Echo de menos a Tomas Pandur. Quizá debería empezar diciendo eso. No hace ni un mes que asistí a su último montaje ("Cien minutos", en el Centro Cultural de la Villa) y ya me siento un poco huérfano. Cuando Tomas Pandur se baja de los escenarios a mí me invade una tristeza y una lejanía que no tiene límites. Es un poco lo que va ocurrir el día que dejen de proyectar "Saraband" en los cines de Madrid (todavía arriesgan por ella en el Pequeño Cine Estudio), o lo que ocurrirá el día en el que Jose Luis Alvite deje de hacer columnas.
En mi último artículo sobre Pandur hacía mucho hincapié en la subversión, en la provocación, en el vómito habitual. Es una manera de enfocar la tremendísima obra del dramaturgo. Yo mismo caí en el tópico del tópico y me dejé arrastrar por la pasión y la violencia de después de ver "Infierno", obra categórica y maravillosa. Ahora, un mes después de "Cien minutos", con la obra apenas digerida (a veces creo que mis cábalas al respecto no se agotarán nunca), uno quisiera hablar de Pandur como hombre desesperado, como una tristeza teatral sin límite. Quizá fuera la guerra de Bosnia (sobre la que con tanta frecuencia suelo disertar en este espacio) o quizá fuera una necesidad criminal de contar historias.
Pandur provoca simplemente por miedo a que no se le escuche. Muchos dicen que ha inventando un nuevo lenguaje teatral, lo que no me parece del todo cierto (la vanguardia es la vanguardia, y se lleva haciendo vanguardia desde que Pandur llevaba pañales), y muchos dicen que se limita a hacer un teatro insulso a medio camino entre el Cremaster Cycle de Matthew Barney y las videoproyecciones de La Fura Dels Baus.
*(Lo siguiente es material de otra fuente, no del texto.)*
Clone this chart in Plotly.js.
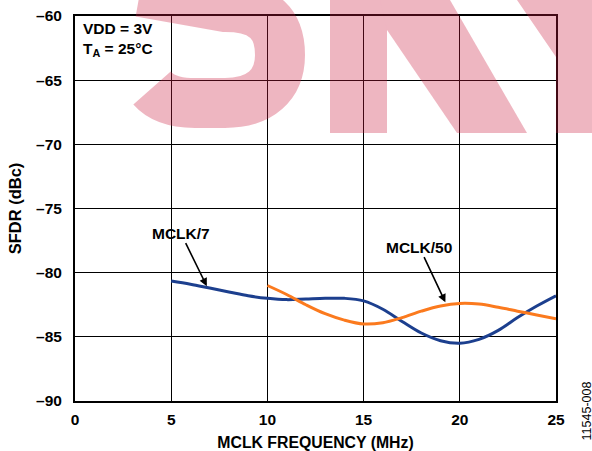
<!DOCTYPE html>
<html>
<head>
<meta charset="utf-8">
<script src="https://cdn.plot.ly/plotly-3.0.1.min.js"></script>
<style>html,body{margin:0;padding:0;background:#fff;}#chart{width:592px;height:451px;}</style>
</head>
<body>
<div id="chart"></div>
<script>
// MCLK/7 series
const freq7 = [5, 6, 7, 8, 9, 10, 11, 12, 13, 14, 15, 16, 17, 18, 19, 20, 21, 22, 23, 24, 25];
const sfdr7 = [-80.65, -80.9, -81.2, -81.5, -81.8, -82.0, -82.1, -82.05, -82.0, -82.0, -82.2, -82.85, -83.8, -84.7, -85.3, -85.5, -85.2, -84.5, -83.5, -82.6, -81.8];
// MCLK/50 series
const freq50 = [10, 11, 12, 13, 14, 15, 16, 17, 18, 19, 20, 21, 22, 23, 24, 25];
const sfdr50 = [-81.0, -81.7, -82.5, -83.2, -83.7, -84.0, -83.9, -83.5, -83.0, -82.6, -82.4, -82.45, -82.7, -83.0, -83.3, -83.6];

const xTicks = [0, 5, 10, 15, 20, 25];
const xTickText = ['0', '5', '10', '15', '20', '25'];
const yTicks = [-90, -85, -80, -75, -70, -65, -60];
const yTickText = ['\u201390', '\u201385', '\u201380', '\u201375', '\u201370', '\u201365', '\u201360'];

const FONT = 'Liberation Sans, Arial, sans-serif';

// translucent watermark band across the top (decoration only, page pixels)
const WM = 'rgb(205,30,65)';
const wmSvg = '<svg xmlns="http://www.w3.org/2000/svg" width="592" height="451" viewBox="0 0 592 451">' +
  '<defs><clipPath id="c"><rect x="0" y="0" width="592" height="133"/></clipPath></defs>' +
  '<g clip-path="url(#c)" opacity="0.32">' +
  '<path d="M 140 -8 L 225 7 C 265 7, 280 25, 280 55 C 280 85, 260 103, 225 103 L 195 103 C 172 103, 160 97, 152 88" fill="none" stroke="' + WM + '" stroke-width="50"/>' +
  '<rect x="330" y="0" width="57" height="133" fill="' + WM + '"/>' +
  '<polygon points="380,0 450,0 527,133 457,133 387,30" fill="' + WM + '"/>' +
  '<polygon points="517,0 592,0 592,133 556,133 556,57" fill="' + WM + '"/>' +
  '</g></svg>';
const wmSrc = 'data:image/svg+xml;charset=utf-8,' + encodeURIComponent(wmSvg);

const traces = [
  {x: freq7, y: sfdr7, mode: 'lines', line: {color: '#1c3f8e', width: 3, shape: 'spline'}, name: 'MCLK/7'},
  {x: freq50, y: sfdr50, mode: 'lines', line: {color: '#fb7a1e', width: 3, shape: 'spline'}, name: 'MCLK/50'}
];

const layout = {
  width: 592, height: 451,
  margin: {l: 75, r: 36, t: 16, b: 50},
  paper_bgcolor: '#fff', plot_bgcolor: '#fff',
  showlegend: false,
  font: {family: FONT, color: '#000', size: 15.5},
  xaxis: {
    range: [0, 25], tickvals: xTicks, ticktext: xTickText,
    showgrid: true, gridcolor: '#000', gridwidth: 1,
    showline: true, linecolor: '#000', linewidth: 2, mirror: true,
    zeroline: false, ticks: '', ticklabelstandoff: 3,
    tickfont: {family: FONT, size: 15.5, color: '#000', weight: 'bold'},
    title: {text: '<b>MCLK FREQUENCY (MHz)</b>', font: {family: FONT, size: 15.8}, standoff: 10}
  },
  yaxis: {
    range: [-90, -60], tickvals: yTicks, ticktext: yTickText,
    showgrid: true, gridcolor: '#000', gridwidth: 1,
    showline: true, linecolor: '#000', linewidth: 2, mirror: true,
    zeroline: false, ticks: '', ticklabelstandoff: 8,
    tickfont: {family: FONT, size: 15.5, color: '#000', weight: 'bold'},
    title: {text: '<b>SFDR (dBc)</b>', font: {family: FONT, size: 16.5}, standoff: 10}
  },
  images: [
    {source: wmSrc, xref: 'paper', yref: 'paper', x: -75 / 481, y: 401 / 385, sizex: 592 / 481, sizey: 451 / 385,
     xanchor: 'left', yanchor: 'top', sizing: 'stretch', layer: 'above'}
  ],
  annotations: [
    {xref: 'paper', yref: 'paper', x: 0.012, y: 0.995, xanchor: 'left', yanchor: 'top', align: 'left',
     text: '<b>VDD = 3V<br>T<sub>A</sub> = 25°C</b>', showarrow: false, font: {family: FONT, size: 15.5}},
    {x: 6.85, y: -81.05, ax: -26, ay: -53, text: '<b>MCLK/7</b>', showarrow: true, arrowhead: 2, arrowsize: 1, arrowwidth: 1.6,
     arrowcolor: '#000', font: {family: FONT, size: 15.5}},
    {x: 19.25, y: -82.3, ax: -26, ay: -55, text: '<b>MCLK/50</b>', showarrow: true, arrowhead: 2, arrowsize: 1, arrowwidth: 1.6,
     arrowcolor: '#000', font: {family: FONT, size: 15.5}},
    {xref: 'paper', yref: 'paper', x: 1.064, y: -0.025, xanchor: 'center', yanchor: 'middle', textangle: -90,
     text: '11545-008', showarrow: false, font: {family: FONT, size: 12.5, color: '#000'}}
  ]
};

Plotly.newPlot('chart', traces, layout, {displayModeBar: false, staticPlot: true});
</script>
</body>
</html>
A mí me parece que Pandur está forjando algo grandioso, una especie de collage/teatro que utiliza de manera compulsiva las bandas sonoras de las películas de Kubrick y se saca de la manga auténticos momentos escénicos. Una mujer vestida de novia que llora al escuchar un teléfono en "Infierno". Un hombre que rompe a llorar en mitad de la cena introductoria de "Cien minutos". Momentos escénicos. Diez segundos, un minuto, un breve fragmento insertado en la obra y que consigue que el espectador experimente la verdadera pasión. Pandur hila esos momentos con una maestría insuperable. Es capaz de llenar una obra sin demasiada coherencia narrativa (lo de la adaptación de Dostoievsky es, cuanto menos, intrigante) a base de esas pequeñas "descargas emocionales", es capaz de llevarnos al centro mismo de su dolor. Algo que muy pocos creadores son capaces de hacer.
Dicen las malas lenguas que está trabajando en una adaptación de "El cielo sobre Berlín" con la compañía de Nacho Duato. Es indudable que, de llegar a ser cierto, Pandur puede superar de manera radical (e incluso bochornosa) la película de Wenders. Yo paseo por las calles de Madrid en busca de ver su nombre otra vez en los carteles, en busca de un nuevo aliento teatral que destroce de una jodida vez la colección de musicales de la Gran Vía.
1 comentario:
que maravilla, otra persona con mi misma lectura del teatro de Pandur. tenemos mucho por hablar.